Wick Communications

Simile and the whole world similes with you

In Writing, Writing techniques on 1 Oct 2010 at 8:15 am

In addition to using “like” and “as” as verbal placeholders, as the talented Miss Upton did, you can also use them correctly, as connectors in similes. (In fact, if you see those words in some kind of comparison you are probably looking a simile dead in the eye.)

A simile, of course, is a comparison of two things that may not be alike in many ways but are similar in one notable way. Why do some similes work while others just look weird? Perhaps an example is in order…

I’m a huge fan of Jason Gay’s sports columns in the Wall Street Journal. Good sportswriting is very often about everything but sports, and Gay writes sports for what it is – a cultural phenomena as much as athletic pursuit. You have to be careful with using sports as metaphor for life, but the opportunity for simile are ripe.

This is a Gay piece on the Dallas Cowboys from earlier this week. And here are a couple of similes that really sing:

  • The Cowboys can feel forced upon you from an early age, like vegetables, swimming lessons and Katy Perry.
  • They provoke only sharp opinions, like destination weddings and baby yoga.

Look, if you are rolling your eyes, you probably just aren’t a fan of similes. But if you are like me, you wish you had tossed off those lines at the tailgater.

Those two examples have one thing in common: they are topical. You have to have a pretty keen since of what’s going on in modern culture to compare the draw of the Cowboys to Katy Perry, destination weddings and baby yoga. But these are things that are in the news, that common readers of the Wall Street Journal will know. And Gay comes off sounding fresh, smart and very readable.

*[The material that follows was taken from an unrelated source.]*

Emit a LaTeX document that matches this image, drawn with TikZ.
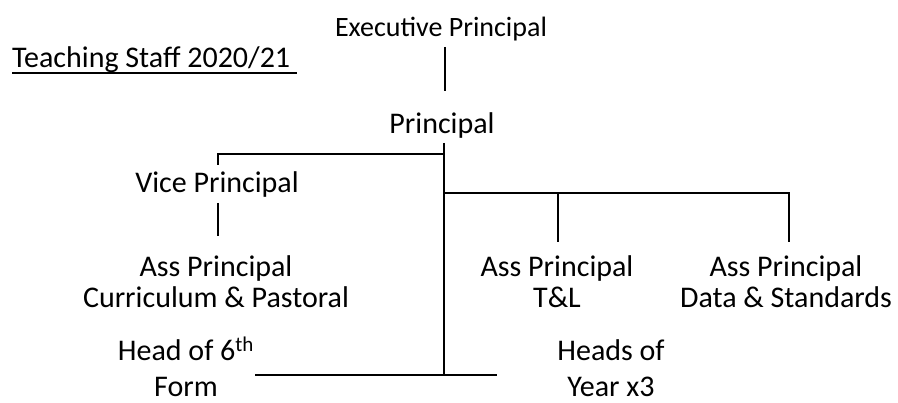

The opposite can also be true – and Gay makes that mistake in this very story. Here’s a simile that didn’t work as well. The problem, I think, is that he went too deep into his literary storeroom:

Of course, the rest of the nation—or, perhaps, most of it—was laughing at the Cowboys, hoping they’d plunge to 0-16 and owner Jerry Jones would be found, like Dickens’s Miss Havisham, wandering his $1.1 billion stadium barefoot in tailored Neiman Marcus pajamas, muttering gibberish about Tex Schramm and the NFL’s collective bargaining agreement.

I think it’s a mistake to assume most readers will conjure a useable image when you compare someone with “Dickens’s Miss Havisham.” Keep your similes topical and in the mainstream and you will delight readers with something we can all understand.